SET PROBLEM » Copy every line that holds "seaborn".

:: THE RECORDS ::

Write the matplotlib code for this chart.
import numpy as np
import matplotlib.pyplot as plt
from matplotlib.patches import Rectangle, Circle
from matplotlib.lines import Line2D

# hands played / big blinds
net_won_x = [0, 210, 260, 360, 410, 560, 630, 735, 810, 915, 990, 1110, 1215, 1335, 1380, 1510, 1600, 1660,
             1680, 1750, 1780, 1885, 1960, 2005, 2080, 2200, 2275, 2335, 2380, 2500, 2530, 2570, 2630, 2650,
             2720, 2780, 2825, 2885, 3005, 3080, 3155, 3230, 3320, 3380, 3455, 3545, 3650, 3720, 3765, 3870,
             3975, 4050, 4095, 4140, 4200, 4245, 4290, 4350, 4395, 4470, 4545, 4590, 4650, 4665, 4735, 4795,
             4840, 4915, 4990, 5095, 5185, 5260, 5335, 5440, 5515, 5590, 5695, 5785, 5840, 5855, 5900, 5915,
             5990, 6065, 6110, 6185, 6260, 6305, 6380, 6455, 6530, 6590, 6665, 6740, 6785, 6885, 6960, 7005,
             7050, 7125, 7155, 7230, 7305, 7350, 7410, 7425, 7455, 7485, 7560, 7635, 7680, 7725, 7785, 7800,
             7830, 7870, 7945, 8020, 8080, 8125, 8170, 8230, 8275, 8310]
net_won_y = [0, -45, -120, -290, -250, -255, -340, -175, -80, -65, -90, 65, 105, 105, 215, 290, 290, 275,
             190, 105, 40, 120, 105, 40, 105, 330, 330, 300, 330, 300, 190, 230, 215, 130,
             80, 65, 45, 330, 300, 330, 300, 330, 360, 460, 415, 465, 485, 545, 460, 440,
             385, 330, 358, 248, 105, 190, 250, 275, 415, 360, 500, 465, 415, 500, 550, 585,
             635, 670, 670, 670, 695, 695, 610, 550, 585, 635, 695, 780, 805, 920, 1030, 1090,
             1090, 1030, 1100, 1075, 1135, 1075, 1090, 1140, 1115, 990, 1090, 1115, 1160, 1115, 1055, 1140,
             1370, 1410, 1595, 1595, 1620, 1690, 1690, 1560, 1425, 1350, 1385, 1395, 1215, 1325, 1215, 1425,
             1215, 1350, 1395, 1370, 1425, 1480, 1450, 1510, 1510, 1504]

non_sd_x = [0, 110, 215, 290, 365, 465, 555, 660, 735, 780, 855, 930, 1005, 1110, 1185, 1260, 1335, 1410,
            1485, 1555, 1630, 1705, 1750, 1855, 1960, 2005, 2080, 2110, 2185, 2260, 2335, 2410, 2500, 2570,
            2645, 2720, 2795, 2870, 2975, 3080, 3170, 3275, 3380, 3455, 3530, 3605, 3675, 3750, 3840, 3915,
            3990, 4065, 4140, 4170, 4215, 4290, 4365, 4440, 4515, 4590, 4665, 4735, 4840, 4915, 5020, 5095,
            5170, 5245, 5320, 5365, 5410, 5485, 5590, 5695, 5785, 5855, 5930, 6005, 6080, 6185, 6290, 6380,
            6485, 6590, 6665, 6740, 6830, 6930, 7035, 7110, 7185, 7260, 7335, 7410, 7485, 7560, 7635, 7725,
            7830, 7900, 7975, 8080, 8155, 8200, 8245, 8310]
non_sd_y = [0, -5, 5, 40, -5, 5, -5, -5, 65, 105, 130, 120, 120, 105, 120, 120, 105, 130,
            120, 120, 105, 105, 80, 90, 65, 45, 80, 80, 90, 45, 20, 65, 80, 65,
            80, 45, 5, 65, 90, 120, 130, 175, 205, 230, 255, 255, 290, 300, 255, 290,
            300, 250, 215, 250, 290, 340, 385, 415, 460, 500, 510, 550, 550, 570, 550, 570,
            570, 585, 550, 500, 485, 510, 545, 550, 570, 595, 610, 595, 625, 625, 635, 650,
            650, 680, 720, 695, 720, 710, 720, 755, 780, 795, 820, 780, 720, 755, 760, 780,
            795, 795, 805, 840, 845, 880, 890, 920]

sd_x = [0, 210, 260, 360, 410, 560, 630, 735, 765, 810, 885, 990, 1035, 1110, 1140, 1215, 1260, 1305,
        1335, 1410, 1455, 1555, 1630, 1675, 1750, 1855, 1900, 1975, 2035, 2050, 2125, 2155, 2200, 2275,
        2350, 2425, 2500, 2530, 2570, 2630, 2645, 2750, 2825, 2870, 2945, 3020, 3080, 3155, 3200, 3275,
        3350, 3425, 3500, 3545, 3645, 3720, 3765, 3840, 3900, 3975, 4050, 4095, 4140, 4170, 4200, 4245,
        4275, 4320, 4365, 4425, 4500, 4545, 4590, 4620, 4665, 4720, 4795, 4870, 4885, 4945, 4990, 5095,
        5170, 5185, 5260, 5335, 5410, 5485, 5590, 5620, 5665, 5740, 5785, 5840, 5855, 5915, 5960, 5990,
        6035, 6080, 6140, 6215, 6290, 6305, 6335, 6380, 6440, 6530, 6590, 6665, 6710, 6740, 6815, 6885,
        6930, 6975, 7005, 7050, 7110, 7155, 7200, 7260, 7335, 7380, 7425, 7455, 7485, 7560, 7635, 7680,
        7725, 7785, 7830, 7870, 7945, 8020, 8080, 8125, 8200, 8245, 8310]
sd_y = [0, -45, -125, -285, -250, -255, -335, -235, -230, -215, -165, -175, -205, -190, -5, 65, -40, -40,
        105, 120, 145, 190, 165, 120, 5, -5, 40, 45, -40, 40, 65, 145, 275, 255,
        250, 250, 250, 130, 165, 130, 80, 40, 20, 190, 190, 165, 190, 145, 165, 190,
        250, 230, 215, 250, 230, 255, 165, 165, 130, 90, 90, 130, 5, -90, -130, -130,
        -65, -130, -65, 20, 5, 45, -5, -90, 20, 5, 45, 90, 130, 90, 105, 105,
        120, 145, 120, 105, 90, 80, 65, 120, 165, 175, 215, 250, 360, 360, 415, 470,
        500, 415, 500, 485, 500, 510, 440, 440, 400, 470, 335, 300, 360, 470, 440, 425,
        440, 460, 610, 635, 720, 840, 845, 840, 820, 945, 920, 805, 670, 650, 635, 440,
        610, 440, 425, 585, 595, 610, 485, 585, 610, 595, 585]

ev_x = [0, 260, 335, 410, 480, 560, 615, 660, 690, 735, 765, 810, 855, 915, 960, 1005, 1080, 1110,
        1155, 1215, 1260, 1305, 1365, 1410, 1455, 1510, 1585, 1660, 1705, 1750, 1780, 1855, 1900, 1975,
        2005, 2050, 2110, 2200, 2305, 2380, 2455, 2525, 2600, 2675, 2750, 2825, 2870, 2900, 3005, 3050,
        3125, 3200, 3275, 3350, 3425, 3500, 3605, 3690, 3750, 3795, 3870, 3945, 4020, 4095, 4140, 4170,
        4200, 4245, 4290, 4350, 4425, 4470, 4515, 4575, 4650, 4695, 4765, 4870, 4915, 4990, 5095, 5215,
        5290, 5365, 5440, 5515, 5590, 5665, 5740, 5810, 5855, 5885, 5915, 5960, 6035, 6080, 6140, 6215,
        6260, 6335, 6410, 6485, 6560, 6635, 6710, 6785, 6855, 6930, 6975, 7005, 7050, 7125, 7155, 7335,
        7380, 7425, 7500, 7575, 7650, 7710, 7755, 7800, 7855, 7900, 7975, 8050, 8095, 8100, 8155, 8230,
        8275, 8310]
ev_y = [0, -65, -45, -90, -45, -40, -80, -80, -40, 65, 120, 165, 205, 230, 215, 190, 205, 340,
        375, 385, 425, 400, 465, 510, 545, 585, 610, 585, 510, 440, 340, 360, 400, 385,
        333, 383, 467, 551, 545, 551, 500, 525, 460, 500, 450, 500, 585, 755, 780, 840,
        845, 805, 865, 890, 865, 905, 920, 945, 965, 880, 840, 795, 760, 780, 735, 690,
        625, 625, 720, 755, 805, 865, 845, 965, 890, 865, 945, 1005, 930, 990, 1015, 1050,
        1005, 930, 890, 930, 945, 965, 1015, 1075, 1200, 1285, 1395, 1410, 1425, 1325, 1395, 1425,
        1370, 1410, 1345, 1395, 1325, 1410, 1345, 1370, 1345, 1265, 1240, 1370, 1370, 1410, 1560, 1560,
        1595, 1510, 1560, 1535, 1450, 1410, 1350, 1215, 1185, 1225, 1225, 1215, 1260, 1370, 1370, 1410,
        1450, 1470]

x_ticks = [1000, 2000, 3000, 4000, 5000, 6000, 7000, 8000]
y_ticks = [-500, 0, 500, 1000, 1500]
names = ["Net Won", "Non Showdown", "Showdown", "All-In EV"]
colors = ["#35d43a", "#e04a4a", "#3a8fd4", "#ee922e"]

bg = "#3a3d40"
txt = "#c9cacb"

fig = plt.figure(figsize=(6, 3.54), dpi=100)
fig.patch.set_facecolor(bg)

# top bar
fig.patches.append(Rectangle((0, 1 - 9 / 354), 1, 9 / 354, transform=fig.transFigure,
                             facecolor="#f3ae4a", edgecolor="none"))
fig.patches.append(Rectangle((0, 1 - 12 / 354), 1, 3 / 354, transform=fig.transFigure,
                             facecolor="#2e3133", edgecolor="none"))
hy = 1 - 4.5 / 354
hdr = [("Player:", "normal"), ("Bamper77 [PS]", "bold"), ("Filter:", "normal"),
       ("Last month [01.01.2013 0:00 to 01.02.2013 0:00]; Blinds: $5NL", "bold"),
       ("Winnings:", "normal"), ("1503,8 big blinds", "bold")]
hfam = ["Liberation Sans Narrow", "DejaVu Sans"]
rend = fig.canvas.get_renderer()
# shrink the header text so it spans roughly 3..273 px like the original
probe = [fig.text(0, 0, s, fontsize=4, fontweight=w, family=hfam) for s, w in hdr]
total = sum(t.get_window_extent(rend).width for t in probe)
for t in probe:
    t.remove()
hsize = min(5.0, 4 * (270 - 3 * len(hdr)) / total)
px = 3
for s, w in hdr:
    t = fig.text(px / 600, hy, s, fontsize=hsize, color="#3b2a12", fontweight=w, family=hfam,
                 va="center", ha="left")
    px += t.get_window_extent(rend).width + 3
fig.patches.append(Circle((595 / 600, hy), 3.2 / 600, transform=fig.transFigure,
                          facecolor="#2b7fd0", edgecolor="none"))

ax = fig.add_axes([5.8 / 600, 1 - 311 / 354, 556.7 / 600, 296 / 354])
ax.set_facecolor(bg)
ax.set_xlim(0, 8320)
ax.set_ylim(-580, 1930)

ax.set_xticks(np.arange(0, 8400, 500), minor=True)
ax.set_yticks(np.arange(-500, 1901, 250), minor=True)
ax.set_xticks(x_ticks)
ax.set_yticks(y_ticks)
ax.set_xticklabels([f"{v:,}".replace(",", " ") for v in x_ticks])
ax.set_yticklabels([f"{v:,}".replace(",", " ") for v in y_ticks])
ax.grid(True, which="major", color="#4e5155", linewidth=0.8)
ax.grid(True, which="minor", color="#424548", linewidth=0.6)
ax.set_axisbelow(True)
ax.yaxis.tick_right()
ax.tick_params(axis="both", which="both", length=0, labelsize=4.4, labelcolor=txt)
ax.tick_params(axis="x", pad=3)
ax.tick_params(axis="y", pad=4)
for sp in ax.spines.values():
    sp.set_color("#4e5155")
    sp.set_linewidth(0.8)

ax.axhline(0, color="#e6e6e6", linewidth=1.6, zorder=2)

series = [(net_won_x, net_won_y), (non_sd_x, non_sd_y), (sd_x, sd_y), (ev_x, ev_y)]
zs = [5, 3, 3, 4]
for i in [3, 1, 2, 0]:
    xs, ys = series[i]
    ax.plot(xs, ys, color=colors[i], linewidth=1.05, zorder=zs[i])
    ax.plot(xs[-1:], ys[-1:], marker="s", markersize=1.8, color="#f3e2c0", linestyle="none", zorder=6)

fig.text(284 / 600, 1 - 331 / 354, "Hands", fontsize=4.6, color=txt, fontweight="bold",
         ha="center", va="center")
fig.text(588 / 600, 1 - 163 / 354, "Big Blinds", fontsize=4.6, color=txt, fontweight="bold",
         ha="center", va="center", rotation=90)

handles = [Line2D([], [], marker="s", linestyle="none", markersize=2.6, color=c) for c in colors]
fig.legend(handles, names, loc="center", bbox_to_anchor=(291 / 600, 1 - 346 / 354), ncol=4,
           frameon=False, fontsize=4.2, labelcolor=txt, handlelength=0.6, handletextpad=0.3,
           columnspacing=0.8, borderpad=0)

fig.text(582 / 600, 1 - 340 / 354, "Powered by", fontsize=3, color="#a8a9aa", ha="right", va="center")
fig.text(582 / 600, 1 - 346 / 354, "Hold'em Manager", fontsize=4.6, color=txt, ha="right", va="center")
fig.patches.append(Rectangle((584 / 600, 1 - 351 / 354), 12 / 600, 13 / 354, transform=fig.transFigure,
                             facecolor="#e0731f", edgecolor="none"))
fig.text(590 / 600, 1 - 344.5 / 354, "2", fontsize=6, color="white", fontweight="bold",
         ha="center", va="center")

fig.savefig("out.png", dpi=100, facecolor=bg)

:::
:: THE RECORDS ::

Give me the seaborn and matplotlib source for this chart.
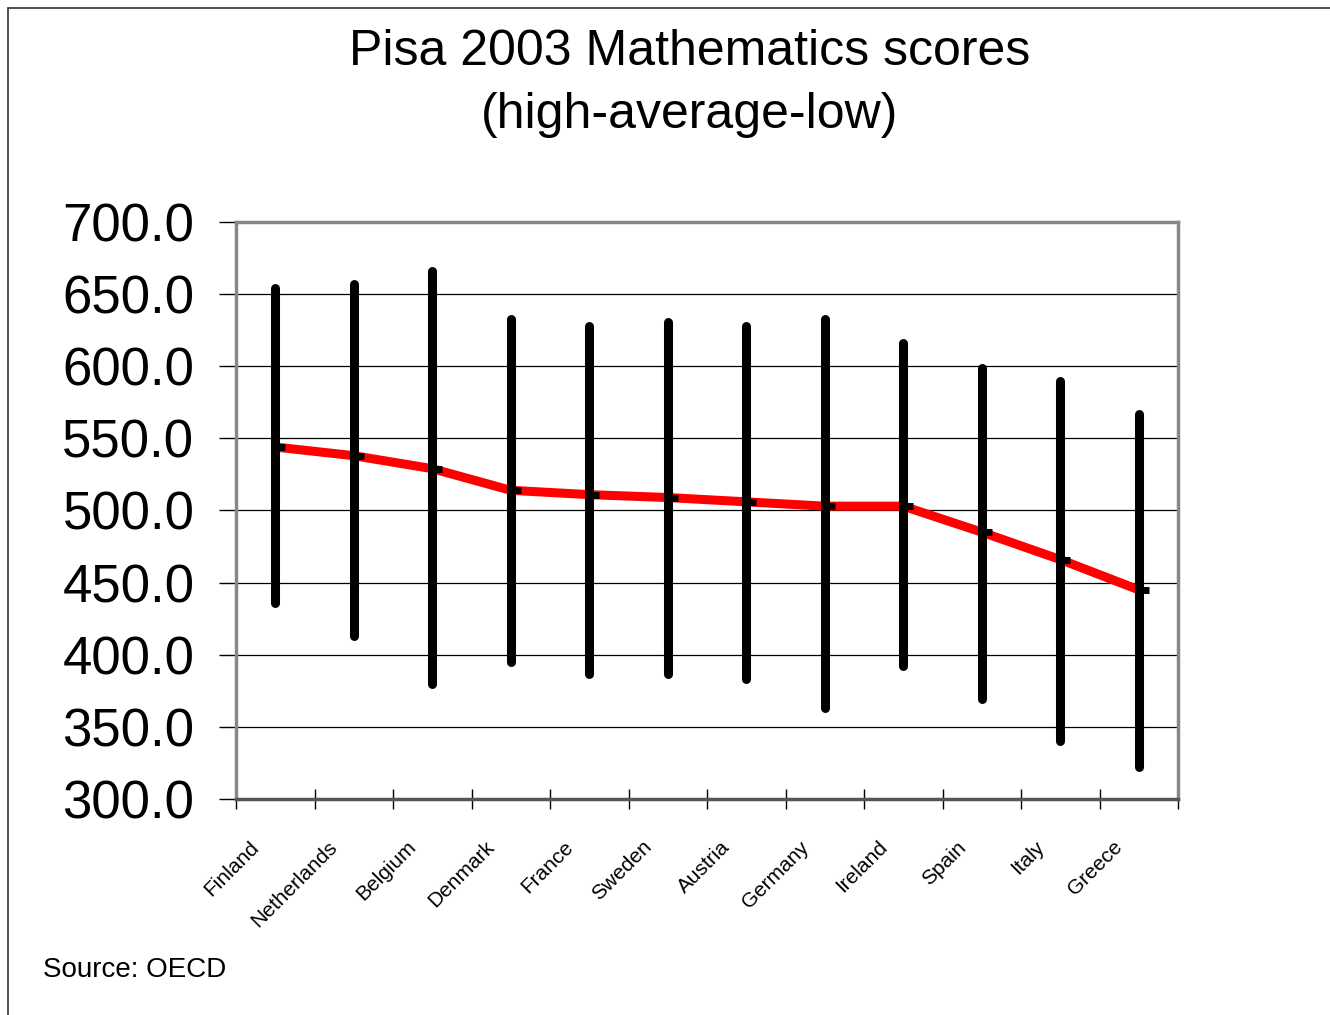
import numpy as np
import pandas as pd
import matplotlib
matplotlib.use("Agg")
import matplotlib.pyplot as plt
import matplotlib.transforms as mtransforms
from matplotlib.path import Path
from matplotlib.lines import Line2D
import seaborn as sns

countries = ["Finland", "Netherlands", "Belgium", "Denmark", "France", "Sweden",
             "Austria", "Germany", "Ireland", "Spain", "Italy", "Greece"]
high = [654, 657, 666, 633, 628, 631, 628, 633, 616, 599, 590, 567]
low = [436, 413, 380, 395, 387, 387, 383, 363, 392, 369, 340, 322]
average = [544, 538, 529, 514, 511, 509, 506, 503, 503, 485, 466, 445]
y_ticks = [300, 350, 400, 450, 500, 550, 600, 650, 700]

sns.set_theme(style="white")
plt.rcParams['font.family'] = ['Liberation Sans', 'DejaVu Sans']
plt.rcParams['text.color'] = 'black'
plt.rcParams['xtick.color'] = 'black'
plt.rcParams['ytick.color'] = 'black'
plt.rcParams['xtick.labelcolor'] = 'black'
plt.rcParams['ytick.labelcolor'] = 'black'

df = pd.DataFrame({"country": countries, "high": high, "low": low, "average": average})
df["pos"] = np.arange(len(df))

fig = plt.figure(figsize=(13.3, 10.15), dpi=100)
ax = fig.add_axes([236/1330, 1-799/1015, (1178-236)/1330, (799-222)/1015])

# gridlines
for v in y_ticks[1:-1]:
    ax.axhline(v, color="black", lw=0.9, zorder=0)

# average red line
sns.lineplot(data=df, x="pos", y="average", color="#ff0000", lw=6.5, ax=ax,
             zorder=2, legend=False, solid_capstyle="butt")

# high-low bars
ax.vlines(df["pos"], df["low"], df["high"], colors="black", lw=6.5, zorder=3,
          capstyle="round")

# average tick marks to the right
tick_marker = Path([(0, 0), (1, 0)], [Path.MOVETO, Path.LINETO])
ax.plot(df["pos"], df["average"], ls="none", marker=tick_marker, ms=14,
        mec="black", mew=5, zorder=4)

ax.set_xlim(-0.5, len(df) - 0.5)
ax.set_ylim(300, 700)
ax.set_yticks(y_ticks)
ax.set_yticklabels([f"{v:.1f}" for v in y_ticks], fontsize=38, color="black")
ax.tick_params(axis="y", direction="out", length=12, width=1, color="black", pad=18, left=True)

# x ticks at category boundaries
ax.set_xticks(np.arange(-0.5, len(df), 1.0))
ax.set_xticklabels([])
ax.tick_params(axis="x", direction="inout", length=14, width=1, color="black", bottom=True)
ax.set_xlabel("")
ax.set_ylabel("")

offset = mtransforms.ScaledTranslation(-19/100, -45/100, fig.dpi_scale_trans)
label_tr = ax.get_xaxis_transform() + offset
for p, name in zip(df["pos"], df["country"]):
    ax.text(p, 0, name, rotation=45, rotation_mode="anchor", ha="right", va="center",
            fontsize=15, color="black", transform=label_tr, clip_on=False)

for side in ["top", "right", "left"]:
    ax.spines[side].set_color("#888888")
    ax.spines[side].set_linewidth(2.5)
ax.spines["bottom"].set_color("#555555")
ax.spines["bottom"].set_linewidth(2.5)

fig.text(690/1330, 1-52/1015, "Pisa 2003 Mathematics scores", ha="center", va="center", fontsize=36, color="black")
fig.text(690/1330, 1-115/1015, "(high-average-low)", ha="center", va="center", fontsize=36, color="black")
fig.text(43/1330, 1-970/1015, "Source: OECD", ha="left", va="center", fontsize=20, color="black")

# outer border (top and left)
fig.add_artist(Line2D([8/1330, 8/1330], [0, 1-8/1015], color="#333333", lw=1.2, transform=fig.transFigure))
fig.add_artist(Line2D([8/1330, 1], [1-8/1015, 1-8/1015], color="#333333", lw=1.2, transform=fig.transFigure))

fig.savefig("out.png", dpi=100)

:::
:: THE RECORDS ::

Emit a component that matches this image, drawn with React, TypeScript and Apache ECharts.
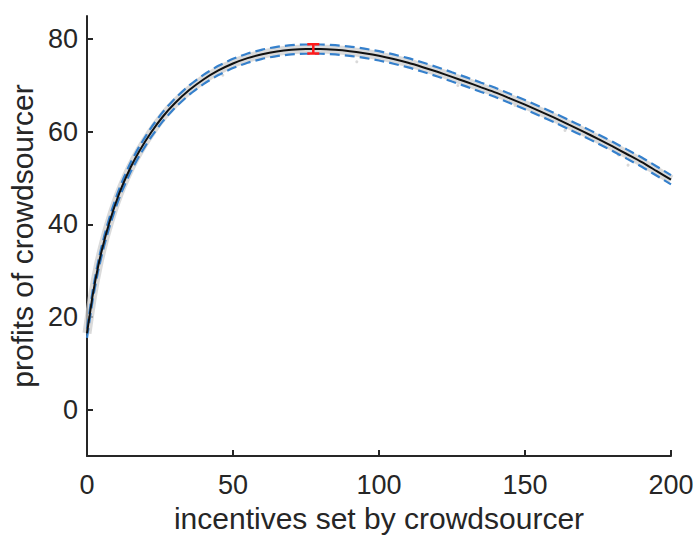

:::

FINAL ANSWER »
Give me the seaborn and matplotlib source for this chart.
import seaborn as sns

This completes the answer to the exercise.